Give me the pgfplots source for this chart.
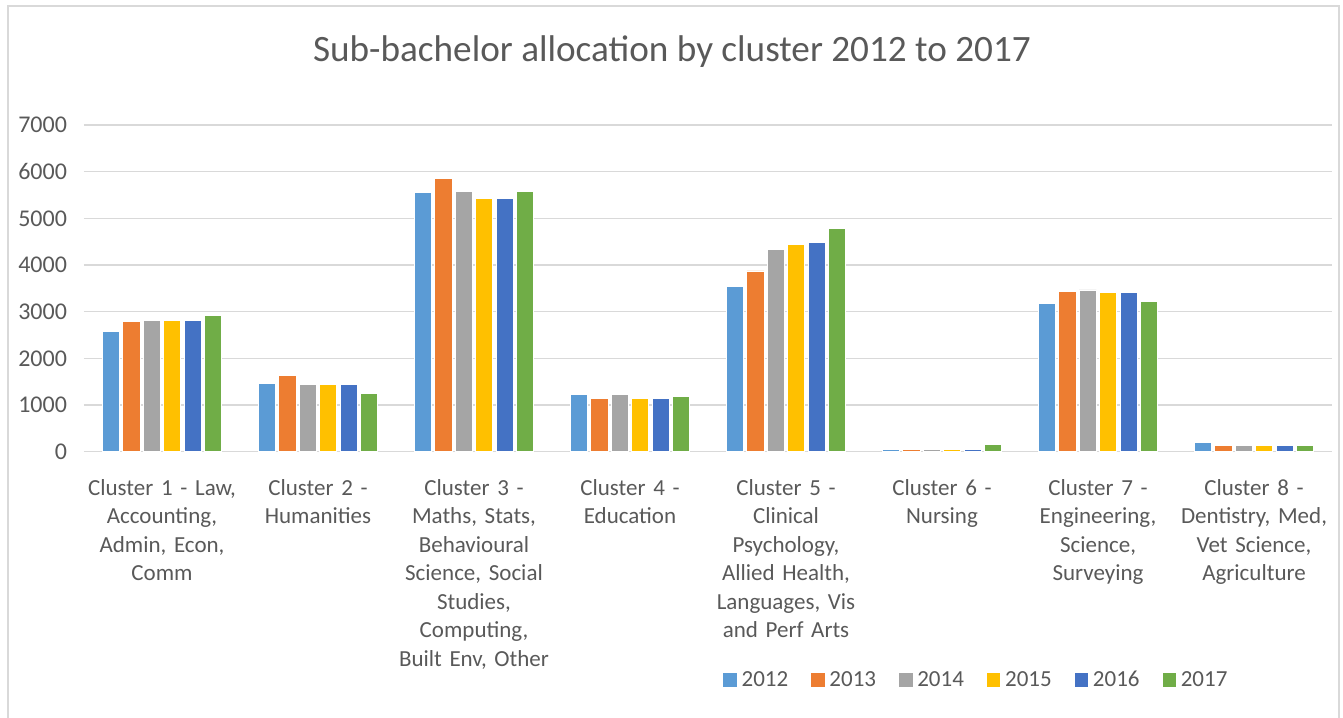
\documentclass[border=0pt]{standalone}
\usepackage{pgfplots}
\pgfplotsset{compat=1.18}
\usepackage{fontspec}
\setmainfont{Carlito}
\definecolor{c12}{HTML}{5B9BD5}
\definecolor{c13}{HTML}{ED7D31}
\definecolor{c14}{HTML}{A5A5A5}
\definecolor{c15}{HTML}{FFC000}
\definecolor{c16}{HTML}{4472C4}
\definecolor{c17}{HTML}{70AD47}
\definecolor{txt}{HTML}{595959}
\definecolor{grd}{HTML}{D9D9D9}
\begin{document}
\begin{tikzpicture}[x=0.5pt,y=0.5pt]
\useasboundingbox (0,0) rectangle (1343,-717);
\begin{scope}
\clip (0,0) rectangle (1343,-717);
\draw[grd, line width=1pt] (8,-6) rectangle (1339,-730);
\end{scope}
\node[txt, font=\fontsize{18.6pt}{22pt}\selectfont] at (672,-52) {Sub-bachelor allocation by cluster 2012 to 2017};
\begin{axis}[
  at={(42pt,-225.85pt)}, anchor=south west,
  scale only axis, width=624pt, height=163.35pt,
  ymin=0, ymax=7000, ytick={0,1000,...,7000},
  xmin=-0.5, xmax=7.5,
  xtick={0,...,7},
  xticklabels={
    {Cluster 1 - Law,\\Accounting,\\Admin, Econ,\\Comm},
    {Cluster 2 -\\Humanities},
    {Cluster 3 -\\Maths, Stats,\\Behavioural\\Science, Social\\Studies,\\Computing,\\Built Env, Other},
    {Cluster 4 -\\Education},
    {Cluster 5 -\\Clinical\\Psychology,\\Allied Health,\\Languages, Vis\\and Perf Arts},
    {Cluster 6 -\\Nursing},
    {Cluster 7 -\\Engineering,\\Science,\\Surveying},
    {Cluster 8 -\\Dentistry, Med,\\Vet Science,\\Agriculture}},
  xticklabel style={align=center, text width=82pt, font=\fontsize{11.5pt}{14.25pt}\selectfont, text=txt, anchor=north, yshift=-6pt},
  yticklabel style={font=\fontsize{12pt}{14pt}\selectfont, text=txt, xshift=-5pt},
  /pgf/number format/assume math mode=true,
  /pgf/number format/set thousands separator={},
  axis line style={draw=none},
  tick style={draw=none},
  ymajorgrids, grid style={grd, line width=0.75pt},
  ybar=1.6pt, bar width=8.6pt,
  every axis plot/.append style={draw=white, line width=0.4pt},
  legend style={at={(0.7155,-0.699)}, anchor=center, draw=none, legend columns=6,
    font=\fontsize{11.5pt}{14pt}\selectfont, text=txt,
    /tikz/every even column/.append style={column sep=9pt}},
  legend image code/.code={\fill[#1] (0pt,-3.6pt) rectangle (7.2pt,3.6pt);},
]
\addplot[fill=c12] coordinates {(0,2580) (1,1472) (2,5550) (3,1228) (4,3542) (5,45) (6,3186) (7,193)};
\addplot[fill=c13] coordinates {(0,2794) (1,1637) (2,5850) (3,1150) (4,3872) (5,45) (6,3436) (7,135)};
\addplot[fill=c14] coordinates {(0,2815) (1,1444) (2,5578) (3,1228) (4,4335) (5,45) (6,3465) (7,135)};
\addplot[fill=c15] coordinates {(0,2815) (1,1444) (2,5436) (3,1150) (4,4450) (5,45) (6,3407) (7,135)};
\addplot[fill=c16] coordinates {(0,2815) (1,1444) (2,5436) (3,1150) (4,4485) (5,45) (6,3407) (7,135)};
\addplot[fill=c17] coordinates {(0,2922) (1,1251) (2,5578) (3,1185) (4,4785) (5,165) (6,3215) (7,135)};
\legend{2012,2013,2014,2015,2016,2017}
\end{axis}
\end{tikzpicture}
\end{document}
★ ★ ★ ★ ★ ★ ★
OBJECTIVE
In your copy of the listing above, reproduce each line exactly and omit all pictures.

TASK RESPONSE
Give me the pgfplots source for this chart.
\documentclass[border=0pt]{standalone}
\usepackage{pgfplots}
\pgfplotsset{compat=1.18}
\usepackage{fontspec}
\setmainfont{Carlito}
\definecolor{c12}{HTML}{5B9BD5}
\definecolor{c13}{HTML}{ED7D31}
\definecolor{c14}{HTML}{A5A5A5}
\definecolor{c15}{HTML}{FFC000}
\definecolor{c16}{HTML}{4472C4}
\definecolor{c17}{HTML}{70AD47}
\definecolor{txt}{HTML}{595959}
\definecolor{grd}{HTML}{D9D9D9}
\begin{document}
\begin{tikzpicture}[x=0.5pt,y=0.5pt]
\useasboundingbox (0,0) rectangle (1343,-717);
\begin{scope}
\clip (0,0) rectangle (1343,-717);
\draw[grd, line width=1pt] (8,-6) rectangle (1339,-730);
\end{scope}
\node[txt, font=\fontsize{18.6pt}{22pt}\selectfont] at (672,-52) {Sub-bachelor allocation by cluster 2012 to 2017};
\begin{axis}[
  at={(42pt,-225.85pt)}, anchor=south west,
  scale only axis, width=624pt, height=163.35pt,
  ymin=0, ymax=7000, ytick={0,1000,...,7000},
  xmin=-0.5, xmax=7.5,
  xtick={0,...,7},
  xticklabels={
    {Cluster 1 - Law,\\Accounting,\\Admin, Econ,\\Comm},
    {Cluster 2 -\\Humanities},
    {Cluster 3 -\\Maths, Stats,\\Behavioural\\Science, Social\\Studies,\\Computing,\\Built Env, Other},
    {Cluster 4 -\\Education},
    {Cluster 5 -\\Clinical\\Psychology,\\Allied Health,\\Languages, Vis\\and Perf Arts},
    {Cluster 6 -\\Nursing},
    {Cluster 7 -\\Engineering,\\Science,\\Surveying},
    {Cluster 8 -\\Dentistry, Med,\\Vet Science,\\Agriculture}},
  xticklabel style={align=center, text width=82pt, font=\fontsize{11.5pt}{14.25pt}\selectfont, text=txt, anchor=north, yshift=-6pt},
  yticklabel style={font=\fontsize{12pt}{14pt}\selectfont, text=txt, xshift=-5pt},
  /pgf/number format/assume math mode=true,
  /pgf/number format/set thousands separator={},
  axis line style={draw=none},
  tick style={draw=none},
  ymajorgrids, grid style={grd, line width=0.75pt},
  ybar=1.6pt, bar width=8.6pt,
  every axis plot/.append style={draw=white, line width=0.4pt},
  legend style={at={(0.7155,-0.699)}, anchor=center, draw=none, legend columns=6,
    font=\fontsize{11.5pt}{14pt}\selectfont, text=txt,
    /tikz/every even column/.append style={column sep=9pt}},
  legend image code/.code={\fill[#1] (0pt,-3.6pt) rectangle (7.2pt,3.6pt);},
]
\addplot[fill=c12] coordinates {(0,2580) (1,1472) (2,5550) (3,1228) (4,3542) (5,45) (6,3186) (7,193)};
\addplot[fill=c13] coordinates {(0,2794) (1,1637) (2,5850) (3,1150) (4,3872) (5,45) (6,3436) (7,135)};
\addplot[fill=c14] coordinates {(0,2815) (1,1444) (2,5578) (3,1228) (4,4335) (5,45) (6,3465) (7,135)};
\addplot[fill=c15] coordinates {(0,2815) (1,1444) (2,5436) (3,1150) (4,4450) (5,45) (6,3407) (7,135)};
\addplot[fill=c16] coordinates {(0,2815) (1,1444) (2,5436) (3,1150) (4,4485) (5,45) (6,3407) (7,135)};
\addplot[fill=c17] coordinates {(0,2922) (1,1251) (2,5578) (3,1185) (4,4785) (5,165) (6,3215) (7,135)};
\legend{2012,2013,2014,2015,2016,2017}
\end{axis}
\end{tikzpicture}
\end{document}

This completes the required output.